◆ **WHAT TO DO**
Extract word for word the lines of the listing from its start to the line holding "ax = fig.add_axes([0.077, 0.171, 0.8865, 0.738])", both ends kept; pictures are not part of the copy.
# start of DATASET SECTION
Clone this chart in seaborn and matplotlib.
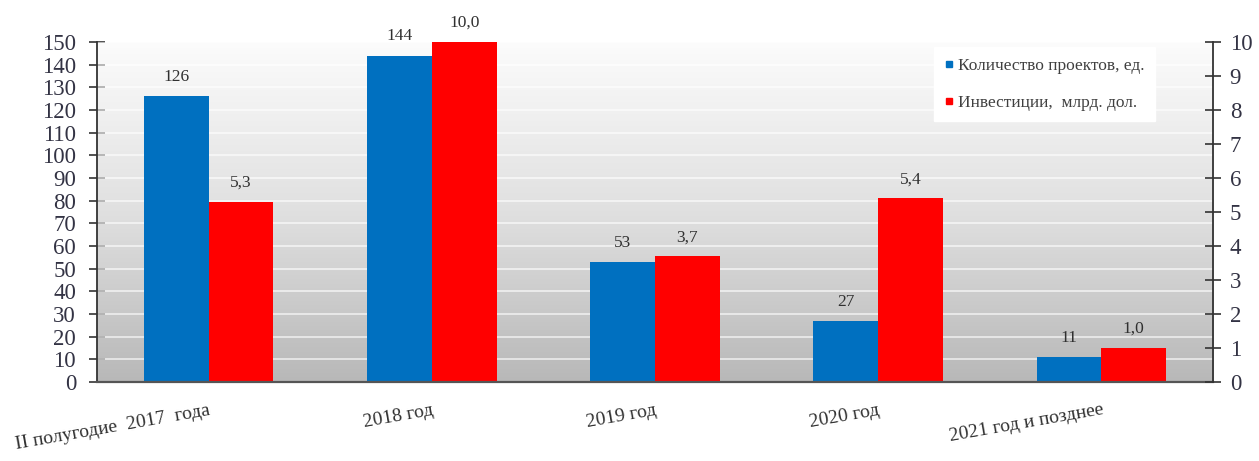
import numpy as np
import pandas as pd
import matplotlib
matplotlib.use("Agg")
import matplotlib.pyplot as plt
from matplotlib.lines import Line2D
import seaborn as sns

# values
categories = ["II полугодие  2017  года", "2018 год", "2019 год",
              "2020 год", "2021 год и позднее"]
projects = [126, 144, 53, 27, 11]
investments = [5.3, 10.0, 3.7, 5.4, 1.0]
series_names = ["Количество проектов, ед.", "Инвестиции,  млрд. дол."]
left_ticks = list(range(0, 151, 10))
right_ticks = list(range(0, 11))

colors = ["#0070C0", "#FF0000"]
scale = left_ticks[-1] / right_ticks[-1]  # both axes share one height

df = pd.DataFrame({
    "category": categories * 2,
    "series": [series_names[0]] * len(categories) + [series_names[1]] * len(categories),
    "value": projects + [v * scale for v in investments],
})

sns.set_style("white")
plt.rcParams["font.family"] = ["Liberation Serif", "DejaVu Serif"]

fig = plt.figure(figsize=(12.59, 4.61), dpi=100)
ax = fig.add_axes([0.077, 0.171, 0.8865, 0.738])

# grey gradient behind the bars
grad = np.linspace(0, 1, 256).reshape(-1, 1)
ax.imshow(grad, extent=[-0.5, 4.5, 0, 150], aspect="auto", origin="upper",
          cmap=matplotlib.colors.LinearSegmentedColormap.from_list(
              "bg", ["#fcfcfc", "#e0e0e0", "#b8b8b8"]),
          zorder=0)

sns.barplot(data=df, x="category", y="value", hue="series", palette=colors,
            width=0.58, saturation=1, gap=0, linewidth=0, ax=ax, legend=False, zorder=2)

ax.set_xlim(-0.5, 4.5)
ax.set_ylim(0, 150)
ax.set_yticks(left_ticks)
for t in left_ticks[1:]:
    ax.axhline(t, color="white", lw=1.2, alpha=0.7, zorder=1)

ax.bar_label(ax.containers[0], labels=[str(v) for v in projects],
             padding=8, fontsize=12.5, color="#303030")
ax.bar_label(ax.containers[1], labels=[f"{v:.1f}".replace(".", ",") for v in investments],
             padding=8, fontsize=12.5, color="#303030")

ax.set_xlabel("")
ax.set_ylabel("")
ax.set_xticks(range(len(categories)))
ax.set_xticklabels(categories, rotation=10, fontsize=14, color="#303030",
                   ha="right", va="top", rotation_mode="anchor")
ax.tick_params(axis="x", length=0, pad=14)
ax.set_xticks([i + 0.5 for i in range(len(categories) - 1)], minor=True)
ax.tick_params(axis="x", which="minor", length=8, width=1.2, color="#333333", direction="inout")
ax.tick_params(axis="y", direction="inout", length=12, width=1.2, color="#333333",
               labelsize=16.5, labelcolor="#333344", pad=9)

for s in ["top", "right"]:
    ax.spines[s].set_visible(False)
ax.spines["left"].set_color("#333333")
ax.spines["left"].set_linewidth(1.3)
ax.spines["bottom"].set_color("#555555")
ax.spines["bottom"].set_linewidth(1.6)

ax2 = ax.twinx()
ax2.set_ylim(right_ticks[0], right_ticks[-1])
ax2.set_yticks(right_ticks)
ax2.tick_params(axis="y", direction="inout", length=12, width=1.2, color="#333333",
                labelsize=16.5, labelcolor="#333344", pad=6)
for s in ["top", "left", "bottom"]:
    ax2.spines[s].set_visible(False)
ax2.spines["right"].set_color("#333333")
ax2.spines["right"].set_linewidth(1.3)

handles = [Line2D([], [], marker="s", ls="none", color=c, markersize=5) for c in colors]
leg = ax.legend(handles, series_names, loc="upper right", bbox_to_anchor=(0.948, 0.985),
                frameon=True, fancybox=False, fontsize=12.5, labelspacing=1.2,
                handletextpad=0.2, handlelength=0.6, borderpad=0.6, borderaxespad=0)
leg.get_frame().set_facecolor("white")
leg.get_frame().set_edgecolor("white")
leg.get_frame().set_alpha(1)
for t in leg.get_texts():
    t.set_color("#404040")

fig.savefig("out.png", dpi=100)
# end of DATASET SECTION
◆ **SOLUTION TO THIS PROBLEM**
Clone this chart in seaborn and matplotlib.
import numpy as np
import pandas as pd
import matplotlib
matplotlib.use("Agg")
import matplotlib.pyplot as plt
from matplotlib.lines import Line2D
import seaborn as sns

# values
categories = ["II полугодие  2017  года", "2018 год", "2019 год",
              "2020 год", "2021 год и позднее"]
projects = [126, 144, 53, 27, 11]
investments = [5.3, 10.0, 3.7, 5.4, 1.0]
series_names = ["Количество проектов, ед.", "Инвестиции,  млрд. дол."]
left_ticks = list(range(0, 151, 10))
right_ticks = list(range(0, 11))

colors = ["#0070C0", "#FF0000"]
scale = left_ticks[-1] / right_ticks[-1]  # both axes share one height

df = pd.DataFrame({
    "category": categories * 2,
    "series": [series_names[0]] * len(categories) + [series_names[1]] * len(categories),
    "value": projects + [v * scale for v in investments],
})

sns.set_style("white")
plt.rcParams["font.family"] = ["Liberation Serif", "DejaVu Serif"]

fig = plt.figure(figsize=(12.59, 4.61), dpi=100)
ax = fig.add_axes([0.077, 0.171, 0.8865, 0.738])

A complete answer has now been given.